• _Do this_:
Reproduce exactly the lines from the one containing "Recreate this image" down to the one containing "pseudo_err = [0.0030, 0.0012, 0.0018, 0.0010, 0.0010, 0.0010]", including both of those lines, and nothing else.

[BEGIN Items]

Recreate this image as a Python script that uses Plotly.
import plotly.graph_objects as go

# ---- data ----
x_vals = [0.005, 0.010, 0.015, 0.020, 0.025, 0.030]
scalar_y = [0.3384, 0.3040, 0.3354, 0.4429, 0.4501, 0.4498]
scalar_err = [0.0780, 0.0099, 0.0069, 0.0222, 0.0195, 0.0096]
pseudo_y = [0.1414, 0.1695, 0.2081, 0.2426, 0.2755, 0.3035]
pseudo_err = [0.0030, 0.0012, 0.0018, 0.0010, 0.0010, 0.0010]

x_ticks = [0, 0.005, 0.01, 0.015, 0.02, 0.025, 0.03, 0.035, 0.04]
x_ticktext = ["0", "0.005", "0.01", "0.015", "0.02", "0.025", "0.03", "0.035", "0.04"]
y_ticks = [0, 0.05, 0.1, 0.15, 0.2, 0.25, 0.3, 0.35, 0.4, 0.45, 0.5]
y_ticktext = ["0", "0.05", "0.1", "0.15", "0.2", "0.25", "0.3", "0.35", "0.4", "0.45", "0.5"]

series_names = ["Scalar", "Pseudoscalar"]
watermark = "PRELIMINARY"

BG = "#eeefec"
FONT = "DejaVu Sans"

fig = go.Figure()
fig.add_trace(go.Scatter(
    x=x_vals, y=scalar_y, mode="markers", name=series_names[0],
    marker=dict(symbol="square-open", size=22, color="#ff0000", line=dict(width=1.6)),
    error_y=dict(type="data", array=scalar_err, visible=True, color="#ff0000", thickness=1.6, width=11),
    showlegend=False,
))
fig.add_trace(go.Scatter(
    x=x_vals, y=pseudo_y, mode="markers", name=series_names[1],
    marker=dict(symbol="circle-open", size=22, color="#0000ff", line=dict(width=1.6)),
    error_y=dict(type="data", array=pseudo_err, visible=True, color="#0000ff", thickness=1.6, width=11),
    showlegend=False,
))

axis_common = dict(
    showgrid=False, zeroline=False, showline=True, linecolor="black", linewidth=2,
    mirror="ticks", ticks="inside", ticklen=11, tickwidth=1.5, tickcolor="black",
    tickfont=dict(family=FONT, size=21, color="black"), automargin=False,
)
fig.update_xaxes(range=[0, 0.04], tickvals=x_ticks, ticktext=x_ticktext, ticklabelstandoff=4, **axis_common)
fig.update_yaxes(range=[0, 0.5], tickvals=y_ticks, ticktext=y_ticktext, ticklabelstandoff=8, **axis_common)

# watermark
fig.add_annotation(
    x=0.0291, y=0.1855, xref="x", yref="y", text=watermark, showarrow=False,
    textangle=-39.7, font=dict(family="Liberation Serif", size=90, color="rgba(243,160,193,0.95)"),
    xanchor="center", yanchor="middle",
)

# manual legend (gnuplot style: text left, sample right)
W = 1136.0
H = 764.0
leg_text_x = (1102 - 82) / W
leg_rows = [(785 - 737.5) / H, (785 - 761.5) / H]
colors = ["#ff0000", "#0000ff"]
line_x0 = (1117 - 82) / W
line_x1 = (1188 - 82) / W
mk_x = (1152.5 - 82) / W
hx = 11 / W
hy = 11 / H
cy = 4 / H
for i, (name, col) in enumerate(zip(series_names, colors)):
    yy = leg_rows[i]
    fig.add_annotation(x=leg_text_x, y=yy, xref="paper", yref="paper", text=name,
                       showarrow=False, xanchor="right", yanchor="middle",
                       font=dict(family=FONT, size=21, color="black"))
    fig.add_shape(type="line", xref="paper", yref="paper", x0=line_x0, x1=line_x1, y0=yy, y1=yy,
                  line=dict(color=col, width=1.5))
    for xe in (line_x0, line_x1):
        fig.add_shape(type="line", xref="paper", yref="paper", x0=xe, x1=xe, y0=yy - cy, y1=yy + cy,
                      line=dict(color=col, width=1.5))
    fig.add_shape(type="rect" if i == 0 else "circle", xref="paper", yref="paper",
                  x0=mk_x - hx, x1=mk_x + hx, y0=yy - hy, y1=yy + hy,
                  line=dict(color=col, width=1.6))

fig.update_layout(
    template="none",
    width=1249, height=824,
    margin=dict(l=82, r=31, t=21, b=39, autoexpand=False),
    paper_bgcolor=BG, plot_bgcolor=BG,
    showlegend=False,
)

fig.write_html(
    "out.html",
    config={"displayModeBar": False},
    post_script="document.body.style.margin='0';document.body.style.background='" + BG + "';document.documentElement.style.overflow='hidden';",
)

[END Items]
[BEGIN Items]

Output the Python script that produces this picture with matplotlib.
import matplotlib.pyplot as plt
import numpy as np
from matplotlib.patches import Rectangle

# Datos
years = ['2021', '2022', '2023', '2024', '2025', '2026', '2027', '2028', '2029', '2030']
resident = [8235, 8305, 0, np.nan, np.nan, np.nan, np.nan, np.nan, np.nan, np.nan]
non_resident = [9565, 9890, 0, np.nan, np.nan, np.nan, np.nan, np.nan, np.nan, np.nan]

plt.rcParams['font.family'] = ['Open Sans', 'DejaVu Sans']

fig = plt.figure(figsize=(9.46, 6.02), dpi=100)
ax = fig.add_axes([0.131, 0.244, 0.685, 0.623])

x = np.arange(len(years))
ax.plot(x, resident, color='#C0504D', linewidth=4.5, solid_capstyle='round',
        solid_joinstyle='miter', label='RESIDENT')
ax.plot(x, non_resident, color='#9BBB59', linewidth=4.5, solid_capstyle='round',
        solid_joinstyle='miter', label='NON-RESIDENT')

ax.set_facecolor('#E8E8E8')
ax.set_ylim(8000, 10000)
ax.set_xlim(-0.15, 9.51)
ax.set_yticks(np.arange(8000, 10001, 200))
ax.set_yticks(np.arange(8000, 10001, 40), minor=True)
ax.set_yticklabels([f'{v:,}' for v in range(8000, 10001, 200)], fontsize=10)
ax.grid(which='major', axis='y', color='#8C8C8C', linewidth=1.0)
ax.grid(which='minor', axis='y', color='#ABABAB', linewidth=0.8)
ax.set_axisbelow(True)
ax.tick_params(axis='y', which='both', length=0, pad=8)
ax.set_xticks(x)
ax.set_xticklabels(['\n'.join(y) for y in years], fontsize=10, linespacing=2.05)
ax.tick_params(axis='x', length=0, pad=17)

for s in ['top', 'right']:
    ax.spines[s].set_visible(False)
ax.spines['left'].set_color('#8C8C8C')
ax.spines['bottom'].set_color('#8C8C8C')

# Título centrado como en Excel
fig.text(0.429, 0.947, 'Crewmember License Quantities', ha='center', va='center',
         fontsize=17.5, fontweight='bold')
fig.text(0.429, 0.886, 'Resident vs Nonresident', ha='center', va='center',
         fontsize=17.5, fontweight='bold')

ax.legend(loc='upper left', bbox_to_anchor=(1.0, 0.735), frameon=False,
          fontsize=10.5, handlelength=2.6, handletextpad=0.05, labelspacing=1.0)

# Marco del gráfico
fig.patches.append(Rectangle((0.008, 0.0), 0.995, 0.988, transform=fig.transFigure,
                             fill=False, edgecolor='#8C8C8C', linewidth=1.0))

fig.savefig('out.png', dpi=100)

[END Items]

• _Full solution_:
Recreate this image as a Python script that uses Plotly.
import plotly.graph_objects as go

# ---- data ----
x_vals = [0.005, 0.010, 0.015, 0.020, 0.025, 0.030]
scalar_y = [0.3384, 0.3040, 0.3354, 0.4429, 0.4501, 0.4498]
scalar_err = [0.0780, 0.0099, 0.0069, 0.0222, 0.0195, 0.0096]
pseudo_y = [0.1414, 0.1695, 0.2081, 0.2426, 0.2755, 0.3035]
pseudo_err = [0.0030, 0.0012, 0.0018, 0.0010, 0.0010, 0.0010]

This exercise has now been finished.